The village features a North-South division imposed by the railway and the coast road that run all the way from Lisbon to Cascais serving what is known as "Costa do Sol". In Caxias, road and railway run the full length together separating, as a powerful fence, the beaches and the old coast fortresses from the rest of the village. Although responsible for the urban development of the coast, road and railway represent a paradox, inasmuch as the very population that settled the coast because of the good accesses is itself cut-off from the sea amenities by those very accesses, which, by the obstruction they caused, transform sea and river in little more than a view. Sea and river became no more than a view.
The main idea was to transform the physical barrier represented by the road and the railway into a permeable barrier that would allow a more open dialogue between the urban Caxias and its seaside. The main question became: - How to build a bridge capable of supporting a road and a railway while designing a museum?
In order to build a bridge that would connect the two sides, I drew a number of reinforced concrete porticoes placed perpendicularly to the road and railway, spaced 1 m apart. To create the museum space I drew holes in each of these porticoes in such a way that when together they would form a maze of tunnels that would join to make large halls or diverge to provide logical connections, creating thus the museum spaces.

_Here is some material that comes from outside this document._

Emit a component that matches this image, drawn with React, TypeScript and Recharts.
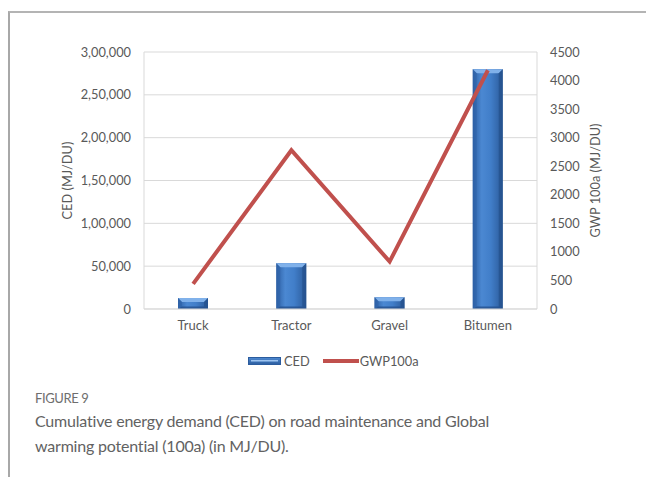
import React from "react";
import {
  ComposedChart,
  Bar,
  Line,
  XAxis,
  YAxis,
  CartesianGrid,
  Legend,
} from "recharts";

// Road maintenance inputs
const categories = ["Truck", "Tractor", "Gravel", "Bitumen"];
// Cumulative energy demand, MJ/DU (left axis)
const cedValues = [12800, 53500, 13800, 280000];
// Global warming potential 100a (right axis)
const gwpValues = [440, 2780, 830, 4180];

const cedTicks = [0, 50000, 100000, 150000, 200000, 250000, 300000];
const gwpTicks = [0, 500, 1000, 1500, 2000, 2500, 3000, 3500, 4000, 4500];

const data = categories.map((name, i) => ({
  name,
  CED: cedValues[i],
  GWP100a: gwpValues[i],
}));

// Indian digit grouping: 3,00,000 / 50,000
const formatIndian = (v: number): string => {
  const s = String(Math.round(v));
  if (s.length <= 3) return s;
  const last3 = s.slice(-3);
  let rest = s.slice(0, -3);
  const parts: string[] = [];
  while (rest.length > 2) {
    parts.unshift(rest.slice(-2));
    rest = rest.slice(0, -2);
  }
  if (rest) parts.unshift(rest);
  return parts.join(",") + "," + last3;
};

const FONT = "Lato, 'Open Sans', sans-serif";
const TICK = { fill: "#595959", fontSize: 12.8, fontFamily: FONT };
const GRID = "#d9d9d9";
const BLUE_DARK = "#2d5fa3";
const BLUE_MID = "#4b88d2";
const RED = "#c0504d";

// Bevelled column: horizontal shading plus a lighter top chamfer
const BevelBar = (props: any) => {
  const { x, y, width, height } = props;
  if (!height || height <= 0) return null;
  const b = Math.min(4, height / 2);
  const bb = Math.min(2.5, height / 3);
  return (
    <g>
      <rect x={x} y={y} width={width} height={height} fill="url(#barShade)" />
      <polygon
        points={`${x},${y} ${x + width},${y} ${x + width - b},${y + b} ${x + b},${y + b}`}
        fill="#80b1ea"
      />
      <polygon
        points={`${x},${y} ${x + b},${y + b} ${x + b},${y + height - bb} ${x},${y + height}`}
        fill="#2f63a8"
        opacity={0.6}
      />
      <polygon
        points={`${x + width},${y} ${x + width - b},${y + b} ${x + width - b},${y + height - bb} ${x + width},${y + height}`}
        fill="#24508c"
        opacity={0.7}
      />
      <polygon
        points={`${x},${y + height} ${x + b},${y + height - bb} ${x + width - b},${y + height - bb} ${x + width},${y + height}`}
        fill="#234f8c"
        opacity={0.8}
      />
    </g>
  );
};

const LegendContent = () => (
  <div
    style={{
      display: "flex",
      alignItems: "center",
      fontFamily: FONT,
      fontSize: 12.8,
      color: "#595959",
    }}
  >
    <svg width={33} height={10} style={{ marginRight: 3 }}>
      <rect x={0.5} y={1.5} width={32} height={7} fill="url(#legendShade)" stroke="#2b5c9e" />
      <rect x={3} y={4} width={27} height={1.5} fill="#9cc3f0" />
    </svg>
    <span>CED</span>
    <svg width={36} height={10} style={{ marginLeft: 13, marginRight: 1 }}>
      <line x1={0} y1={5} x2={36} y2={5} stroke={RED} strokeWidth={4} strokeLinecap="round" />
    </svg>
    <span>GWP100a</span>
  </div>
);

export default function App() {
  return (
    <div
      style={{
        position: "absolute",
        left: 0,
        top: 0,
        width: 646,
        height: 477,
        background: "#ffffff",
        overflow: "hidden",
      }}
    >
      {/* figure frame */}
      <div
        style={{
          position: "absolute",
          left: 8,
          top: 11,
          width: 640,
          height: 470,
          borderLeft: "2px solid #a8a8a8",
          borderTop: "2px solid #b4b4b4",
        }}
      />
      <div style={{ position: "absolute", left: 0, top: 0 }}>
        <ComposedChart
          width={646}
          height={477}
          data={data}
          margin={{ top: 52, right: 0, bottom: 138, left: 0 }}
        >
          <defs>
            <linearGradient id="barShade" x1="0" y1="0" x2="1" y2="0">
              <stop offset="0%" stopColor={BLUE_DARK} />
              <stop offset="30%" stopColor={BLUE_MID} />
              <stop offset="60%" stopColor="#417ec9" />
              <stop offset="100%" stopColor="#2b5a99" />
            </linearGradient>
            <linearGradient id="legendShade" x1="0" y1="0" x2="0" y2="1">
              <stop offset="0%" stopColor="#4f8ad2" />
              <stop offset="100%" stopColor="#2b5c9e" />
            </linearGradient>
          </defs>
          <CartesianGrid vertical={false} stroke={GRID} yAxisId="ced" />
          <XAxis
            dataKey="name"
            height={30}
            axisLine={{ stroke: GRID }}
            tickLine={false}
            tickSize={0}
            tickMargin={12}
            tick={{ ...TICK, fontSize: 13 }}
            interval={0}
          />
          <YAxis
            yAxisId="ced"
            orientation="left"
            width={144}
            domain={[0, 300000]}
            ticks={cedTicks}
            tickFormatter={formatIndian}
            axisLine={{ stroke: GRID }}
            tickLine={false}
            tickSize={0}
            tickMargin={13}
            tick={TICK}
            label={{
              value: "CED (MJ/DU)",
              angle: -90,
              position: "insideLeft",
              offset: 67,
              style: { textAnchor: "middle", fill: "#595959", fontSize: 12.8, fontFamily: FONT },
            }}
          />
          <YAxis
            yAxisId="gwp"
            orientation="right"
            width={109}
            domain={[0, 4500]}
            ticks={gwpTicks}
            axisLine={{ stroke: GRID }}
            tickLine={false}
            tickSize={0}
            tickMargin={13}
            tick={{ ...TICK, textAnchor: "start" }}
            label={{
              value: "GWP 100a (MJ/DU)",
              angle: -90,
              position: "insideRight",
              offset: 51,
              style: { textAnchor: "middle", fill: "#595959", fontSize: 12.8, fontFamily: FONT },
            }}
          />
          <Bar
            yAxisId="ced"
            dataKey="CED"
            barSize={30}
            shape={BevelBar}
            isAnimationActive={false}
          />
          <Line
            yAxisId="gwp"
            dataKey="GWP100a"
            stroke={RED}
            strokeWidth={4}
            dot={false}
            activeDot={false}
            strokeLinejoin="miter"
            isAnimationActive={false}
          />
          <Legend
            layout="horizontal"
            verticalAlign="middle"
            align="center"
            content={<LegendContent />}
            wrapperStyle={{ position: "absolute", left: 248, top: 353, width: "auto" }}
          />
        </ComposedChart>
      </div>
      <div
        style={{
          position: "absolute",
          left: 35,
          top: 390,
          fontFamily: "Lato, sans-serif",
          fontSize: 13,
          color: "#6e6e6e",
          letterSpacing: -0.4,
        }}
      >
        FIGURE 9
      </div>
      <div
        style={{
          position: "absolute",
          left: 35,
          top: 408,
          width: 600,
          fontFamily: "Lato, sans-serif",
          fontSize: 16,
          lineHeight: "25px",
          color: "#626262",
          letterSpacing: -0.2,
        }}
      >
        Cumulative energy demand (CED) on road maintenance and Global
        <br />
        warming potential (100a) (in MJ/DU).
      </div>
    </div>
  );
}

The Museum is intended as a permeable border through its central Hall situated between the "Jardim das Palmeiras" (palm garden) and the "Forte de São Bruno" beach, taking advantage of the fact that the level of the ground is the same in both sides. The coastal road in this particular segment was built over an embankment and the museum structure will replace the whole embankment working as a bridge. The museum has a 4 m elevation corresponding to the difference between the beach / garden level and the road / railway level. This facade is composed by the drawing of the vertical porticoes separated by glass windows allowing a visual contact through the museum between the northern palm garden and the beach in the south. In the main hall it is possible to cross from one side to the other.
To emphasize the contradiction of pathways provided by the building: the new urban one, perpendicular to the one developed in itself, I used the idea of movement present in Marcel Duchamp’s "Jeune homme triste dains un train".